5.Mobilizing to Advance Creative Projects: NewCar's Prototype Parts Purchasing Activity

This chapter illustrates the BKAP model through an extended ethnographic case to show how network and knowledge processes interact to produce project-based innovation. An ethnographic case study in the same automotive setting found in Chapter 4 illustrates the emergence of creative projects launched in pursuit of innovation. Specifically, this chapter depicts how an automobile manufacturer's prototype parts purchasing routine contrasts with two creative projects undertaken to redesign it. The chapter elaborates how trajectory strategy, consisting of the trajectory projection and scheme, and trajectory management, consisting of knowledge articulation, brokerage activity, and an additional category emerging from the author's field data—contingency management—impact the two projects' adoption. To lay the groundwork for how the two creative projects emerged, the author describes the "cowboy culture" presented in the Introduction, a culture imprinted within NewCar that gave rise to behaviors through which creative projects were pursued.

6.A Deeper Examination of Social Skill

The relational astuteness that underlies brokerage process and knowledge articulation is the major focus of this chapter. One's ability to encode a communication has to work hand in hand with the ability to read one's audience, in order to shape the knowledge that is to be articulated and manage relationships. The chapter first examines the social astuteness that underpins a dyadic exchange, drawing on Mead's symbolic interactionist perspective and the communication practices of role taking, self as object, imaginative rehearsal, and behavioral adaptation. The chapter then extends that approach to the triadic perspective emphasized in this book. The chapter next explores perspective articulation in greater depth and then turns to riffing—another facet of social skill—where actors draw on the voice or lived-in experience of another individual or category of individuals to drive innovation. The chapter concludes with field observations to capture the influential program manager's social skill.

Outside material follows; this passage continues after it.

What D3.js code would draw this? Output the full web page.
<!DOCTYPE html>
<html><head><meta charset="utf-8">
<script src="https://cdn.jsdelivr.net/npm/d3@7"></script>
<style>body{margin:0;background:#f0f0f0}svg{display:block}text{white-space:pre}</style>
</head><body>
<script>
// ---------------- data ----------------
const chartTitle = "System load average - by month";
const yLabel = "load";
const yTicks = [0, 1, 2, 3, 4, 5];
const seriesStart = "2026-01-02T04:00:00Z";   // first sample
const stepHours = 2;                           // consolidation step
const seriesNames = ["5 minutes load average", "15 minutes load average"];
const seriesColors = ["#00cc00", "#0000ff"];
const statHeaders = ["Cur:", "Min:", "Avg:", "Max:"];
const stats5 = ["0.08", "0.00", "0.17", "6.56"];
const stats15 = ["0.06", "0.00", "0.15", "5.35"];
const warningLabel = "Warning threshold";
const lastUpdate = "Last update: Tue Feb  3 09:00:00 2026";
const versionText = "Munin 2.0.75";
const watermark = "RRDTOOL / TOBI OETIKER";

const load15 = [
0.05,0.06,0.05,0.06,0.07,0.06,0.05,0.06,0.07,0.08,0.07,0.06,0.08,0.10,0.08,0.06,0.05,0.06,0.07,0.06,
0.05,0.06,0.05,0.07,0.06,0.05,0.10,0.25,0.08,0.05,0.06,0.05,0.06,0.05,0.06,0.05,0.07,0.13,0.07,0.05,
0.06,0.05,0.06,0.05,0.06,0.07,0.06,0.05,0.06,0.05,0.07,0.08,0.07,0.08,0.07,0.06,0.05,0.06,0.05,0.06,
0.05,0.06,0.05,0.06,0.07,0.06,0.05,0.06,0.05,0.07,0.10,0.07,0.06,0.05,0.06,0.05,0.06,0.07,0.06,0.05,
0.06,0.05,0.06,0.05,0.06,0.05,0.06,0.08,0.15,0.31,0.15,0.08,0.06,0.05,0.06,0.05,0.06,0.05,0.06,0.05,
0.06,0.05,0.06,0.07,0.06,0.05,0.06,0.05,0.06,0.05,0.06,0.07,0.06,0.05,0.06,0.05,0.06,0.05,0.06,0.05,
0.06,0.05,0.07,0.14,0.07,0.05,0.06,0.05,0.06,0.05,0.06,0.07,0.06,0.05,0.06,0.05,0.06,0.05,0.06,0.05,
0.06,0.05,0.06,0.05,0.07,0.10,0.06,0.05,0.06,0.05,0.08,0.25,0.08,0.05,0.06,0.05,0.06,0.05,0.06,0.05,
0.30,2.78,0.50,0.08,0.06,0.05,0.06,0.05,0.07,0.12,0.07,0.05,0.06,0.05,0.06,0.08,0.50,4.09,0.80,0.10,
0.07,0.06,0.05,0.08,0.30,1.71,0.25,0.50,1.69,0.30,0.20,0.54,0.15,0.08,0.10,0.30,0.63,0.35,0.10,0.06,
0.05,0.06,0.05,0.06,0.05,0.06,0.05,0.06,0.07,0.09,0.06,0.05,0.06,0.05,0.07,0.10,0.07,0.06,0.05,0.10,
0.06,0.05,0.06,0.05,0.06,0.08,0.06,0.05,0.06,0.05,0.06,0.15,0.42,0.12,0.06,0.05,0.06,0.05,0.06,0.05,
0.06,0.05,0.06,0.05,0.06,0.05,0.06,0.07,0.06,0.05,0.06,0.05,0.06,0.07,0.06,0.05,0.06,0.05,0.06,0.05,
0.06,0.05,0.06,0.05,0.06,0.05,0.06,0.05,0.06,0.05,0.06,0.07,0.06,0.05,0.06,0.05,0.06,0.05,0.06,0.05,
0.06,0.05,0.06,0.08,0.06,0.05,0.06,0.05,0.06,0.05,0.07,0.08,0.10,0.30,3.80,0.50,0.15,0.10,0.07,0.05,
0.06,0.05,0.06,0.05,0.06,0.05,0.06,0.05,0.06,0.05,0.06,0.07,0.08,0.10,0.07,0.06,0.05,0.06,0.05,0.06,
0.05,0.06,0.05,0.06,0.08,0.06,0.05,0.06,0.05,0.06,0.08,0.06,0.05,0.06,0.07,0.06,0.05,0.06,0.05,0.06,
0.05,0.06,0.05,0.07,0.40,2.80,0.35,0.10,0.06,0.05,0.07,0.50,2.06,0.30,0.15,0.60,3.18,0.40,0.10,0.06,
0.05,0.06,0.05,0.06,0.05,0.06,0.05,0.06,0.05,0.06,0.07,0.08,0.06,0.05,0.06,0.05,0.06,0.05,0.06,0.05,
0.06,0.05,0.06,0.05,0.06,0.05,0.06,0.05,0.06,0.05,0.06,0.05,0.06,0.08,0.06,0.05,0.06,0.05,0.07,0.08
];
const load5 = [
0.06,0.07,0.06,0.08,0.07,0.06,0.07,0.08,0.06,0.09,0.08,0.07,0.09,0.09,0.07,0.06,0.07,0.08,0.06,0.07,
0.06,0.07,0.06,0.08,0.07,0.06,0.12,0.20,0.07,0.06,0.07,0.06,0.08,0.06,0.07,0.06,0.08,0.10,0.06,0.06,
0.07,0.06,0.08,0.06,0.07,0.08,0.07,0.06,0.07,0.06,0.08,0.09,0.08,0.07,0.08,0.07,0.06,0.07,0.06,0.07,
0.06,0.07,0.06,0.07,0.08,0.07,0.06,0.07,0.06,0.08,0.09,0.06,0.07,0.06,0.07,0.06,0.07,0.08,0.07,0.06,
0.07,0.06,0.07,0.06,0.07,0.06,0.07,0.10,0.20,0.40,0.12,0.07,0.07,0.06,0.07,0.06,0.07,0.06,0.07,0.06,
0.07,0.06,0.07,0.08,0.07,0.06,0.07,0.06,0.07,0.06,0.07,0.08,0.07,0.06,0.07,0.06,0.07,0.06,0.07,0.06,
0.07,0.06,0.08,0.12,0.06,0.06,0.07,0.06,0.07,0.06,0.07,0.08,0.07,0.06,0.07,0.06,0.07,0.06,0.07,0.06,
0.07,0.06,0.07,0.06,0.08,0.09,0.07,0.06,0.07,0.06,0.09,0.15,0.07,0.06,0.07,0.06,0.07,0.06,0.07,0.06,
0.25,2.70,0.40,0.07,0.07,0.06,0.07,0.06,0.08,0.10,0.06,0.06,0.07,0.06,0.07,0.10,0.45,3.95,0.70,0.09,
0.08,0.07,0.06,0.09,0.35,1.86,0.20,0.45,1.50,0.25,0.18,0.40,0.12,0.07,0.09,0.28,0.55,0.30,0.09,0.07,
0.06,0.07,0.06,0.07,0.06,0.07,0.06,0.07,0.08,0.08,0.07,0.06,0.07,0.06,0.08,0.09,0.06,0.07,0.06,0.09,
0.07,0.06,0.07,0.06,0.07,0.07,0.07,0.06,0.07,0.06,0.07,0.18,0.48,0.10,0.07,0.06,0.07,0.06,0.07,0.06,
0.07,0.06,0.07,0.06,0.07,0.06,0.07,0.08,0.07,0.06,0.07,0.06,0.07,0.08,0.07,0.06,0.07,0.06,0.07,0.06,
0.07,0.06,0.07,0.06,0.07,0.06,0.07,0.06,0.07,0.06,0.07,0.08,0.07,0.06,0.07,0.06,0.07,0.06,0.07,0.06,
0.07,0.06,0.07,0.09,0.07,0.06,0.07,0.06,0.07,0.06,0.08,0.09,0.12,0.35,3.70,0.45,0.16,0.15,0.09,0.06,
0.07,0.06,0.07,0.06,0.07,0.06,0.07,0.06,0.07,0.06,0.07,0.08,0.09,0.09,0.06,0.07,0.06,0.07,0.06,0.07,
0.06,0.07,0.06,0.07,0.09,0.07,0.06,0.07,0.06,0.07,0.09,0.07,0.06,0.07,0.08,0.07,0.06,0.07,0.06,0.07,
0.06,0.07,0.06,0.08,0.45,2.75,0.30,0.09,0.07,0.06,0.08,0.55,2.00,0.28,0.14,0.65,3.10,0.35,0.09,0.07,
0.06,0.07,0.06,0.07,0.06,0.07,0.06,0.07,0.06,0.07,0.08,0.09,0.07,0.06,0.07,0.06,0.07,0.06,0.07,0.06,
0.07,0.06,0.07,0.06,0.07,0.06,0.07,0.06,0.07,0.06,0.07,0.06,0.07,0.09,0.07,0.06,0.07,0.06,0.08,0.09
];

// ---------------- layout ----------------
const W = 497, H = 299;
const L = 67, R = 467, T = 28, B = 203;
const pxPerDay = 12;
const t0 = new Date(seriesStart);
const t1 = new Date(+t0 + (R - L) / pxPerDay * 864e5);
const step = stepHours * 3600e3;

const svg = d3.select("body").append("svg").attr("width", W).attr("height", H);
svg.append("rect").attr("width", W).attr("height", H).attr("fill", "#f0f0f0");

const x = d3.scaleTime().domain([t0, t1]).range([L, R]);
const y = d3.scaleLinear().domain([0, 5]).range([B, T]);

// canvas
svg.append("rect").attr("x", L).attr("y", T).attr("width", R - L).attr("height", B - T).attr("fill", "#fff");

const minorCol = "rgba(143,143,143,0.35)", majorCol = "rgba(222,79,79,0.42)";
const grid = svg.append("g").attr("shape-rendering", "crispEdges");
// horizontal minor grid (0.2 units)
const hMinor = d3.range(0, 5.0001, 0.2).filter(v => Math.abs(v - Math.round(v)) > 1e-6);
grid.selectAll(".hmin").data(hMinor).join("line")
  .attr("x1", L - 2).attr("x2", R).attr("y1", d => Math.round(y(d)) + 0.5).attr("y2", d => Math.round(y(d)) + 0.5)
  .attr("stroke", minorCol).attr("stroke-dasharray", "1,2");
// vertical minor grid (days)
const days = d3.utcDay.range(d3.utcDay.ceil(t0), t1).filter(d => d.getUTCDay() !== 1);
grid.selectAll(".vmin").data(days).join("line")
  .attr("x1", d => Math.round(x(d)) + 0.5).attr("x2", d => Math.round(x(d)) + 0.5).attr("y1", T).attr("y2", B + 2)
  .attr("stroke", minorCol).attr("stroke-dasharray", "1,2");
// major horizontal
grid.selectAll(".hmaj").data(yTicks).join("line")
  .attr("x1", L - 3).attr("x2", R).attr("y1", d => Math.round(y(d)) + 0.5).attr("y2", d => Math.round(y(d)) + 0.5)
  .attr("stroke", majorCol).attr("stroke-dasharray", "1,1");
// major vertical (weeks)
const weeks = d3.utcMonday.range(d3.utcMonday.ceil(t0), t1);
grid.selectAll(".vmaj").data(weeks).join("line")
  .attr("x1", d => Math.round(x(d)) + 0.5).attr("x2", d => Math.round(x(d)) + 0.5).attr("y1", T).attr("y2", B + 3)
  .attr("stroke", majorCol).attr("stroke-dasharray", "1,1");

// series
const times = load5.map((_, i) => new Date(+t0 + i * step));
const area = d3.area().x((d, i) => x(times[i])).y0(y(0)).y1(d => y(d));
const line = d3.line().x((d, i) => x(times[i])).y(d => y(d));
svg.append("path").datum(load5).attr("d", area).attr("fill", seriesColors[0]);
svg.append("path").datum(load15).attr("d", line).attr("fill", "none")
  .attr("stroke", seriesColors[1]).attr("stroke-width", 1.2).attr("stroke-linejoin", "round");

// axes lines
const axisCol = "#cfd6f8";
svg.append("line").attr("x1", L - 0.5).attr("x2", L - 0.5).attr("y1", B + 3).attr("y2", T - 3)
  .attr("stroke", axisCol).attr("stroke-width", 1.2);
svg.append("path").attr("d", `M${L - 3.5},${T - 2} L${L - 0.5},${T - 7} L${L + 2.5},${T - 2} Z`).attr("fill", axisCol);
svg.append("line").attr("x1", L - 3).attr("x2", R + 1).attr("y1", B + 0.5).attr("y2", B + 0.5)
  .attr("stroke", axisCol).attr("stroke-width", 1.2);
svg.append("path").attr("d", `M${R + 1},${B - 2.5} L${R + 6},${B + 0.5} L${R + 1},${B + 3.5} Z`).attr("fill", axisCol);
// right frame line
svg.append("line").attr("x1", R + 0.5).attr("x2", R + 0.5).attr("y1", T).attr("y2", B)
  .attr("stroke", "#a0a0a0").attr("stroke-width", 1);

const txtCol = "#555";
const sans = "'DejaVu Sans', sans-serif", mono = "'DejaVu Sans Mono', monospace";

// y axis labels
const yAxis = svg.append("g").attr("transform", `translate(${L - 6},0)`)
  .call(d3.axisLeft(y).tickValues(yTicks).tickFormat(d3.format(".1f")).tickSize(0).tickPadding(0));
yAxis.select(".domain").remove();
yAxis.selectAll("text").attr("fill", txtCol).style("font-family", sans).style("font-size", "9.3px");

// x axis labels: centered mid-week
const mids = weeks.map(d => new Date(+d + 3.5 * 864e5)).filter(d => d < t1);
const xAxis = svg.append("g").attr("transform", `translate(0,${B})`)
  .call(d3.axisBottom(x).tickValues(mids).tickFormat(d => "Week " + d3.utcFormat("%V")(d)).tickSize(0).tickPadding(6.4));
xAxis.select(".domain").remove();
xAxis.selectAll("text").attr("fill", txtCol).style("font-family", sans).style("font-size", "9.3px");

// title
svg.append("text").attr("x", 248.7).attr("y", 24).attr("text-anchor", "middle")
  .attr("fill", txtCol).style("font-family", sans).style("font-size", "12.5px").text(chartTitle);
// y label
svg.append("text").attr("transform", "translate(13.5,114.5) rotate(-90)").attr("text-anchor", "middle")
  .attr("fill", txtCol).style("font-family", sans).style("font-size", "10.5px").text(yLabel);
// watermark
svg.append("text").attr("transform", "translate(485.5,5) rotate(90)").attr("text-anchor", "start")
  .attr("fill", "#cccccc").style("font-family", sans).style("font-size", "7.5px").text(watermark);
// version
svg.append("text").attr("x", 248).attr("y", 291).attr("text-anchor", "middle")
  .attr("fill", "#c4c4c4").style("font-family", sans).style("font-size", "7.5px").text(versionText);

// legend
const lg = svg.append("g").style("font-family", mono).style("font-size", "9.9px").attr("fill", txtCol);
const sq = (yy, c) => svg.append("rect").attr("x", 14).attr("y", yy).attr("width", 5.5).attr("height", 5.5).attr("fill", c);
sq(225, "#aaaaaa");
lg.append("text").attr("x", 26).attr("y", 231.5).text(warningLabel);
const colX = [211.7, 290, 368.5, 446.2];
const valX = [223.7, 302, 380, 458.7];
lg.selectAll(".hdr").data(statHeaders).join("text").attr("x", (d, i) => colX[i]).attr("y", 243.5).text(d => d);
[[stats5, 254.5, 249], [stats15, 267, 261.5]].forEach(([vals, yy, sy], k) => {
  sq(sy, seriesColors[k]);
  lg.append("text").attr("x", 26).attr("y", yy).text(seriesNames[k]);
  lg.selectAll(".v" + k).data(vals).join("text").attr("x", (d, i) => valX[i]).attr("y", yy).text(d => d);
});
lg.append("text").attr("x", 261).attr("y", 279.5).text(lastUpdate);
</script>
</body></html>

7.Additional Applications and Implications

This chapter applies the BKAP model of action to a number of important theoretical and empirical puzzles that have been confronted by organization theorists in particular and by social scientists more generally. Specifically, the chapter explores the applicability of the BKAP model to central issues in artistic movements with a case study of the Ballets Russes in early twentieth-century France, entrepreneurship theory, and collective action. The chapter then turns to several other issues related to organizing and strategy and the individual and firm level, including dynamic capability, microfoundations of organizing, supply chain management, sensemaking, ambidexterity, transactive memory systems, emotional intelligence, and job crafting. From there the chapter turns to implications for mobilizing action across the analogue-digital divide, and for education, social inequality, and social mobility. The chapter concludes by relating the author's approach to de Tocqueville's "science of association."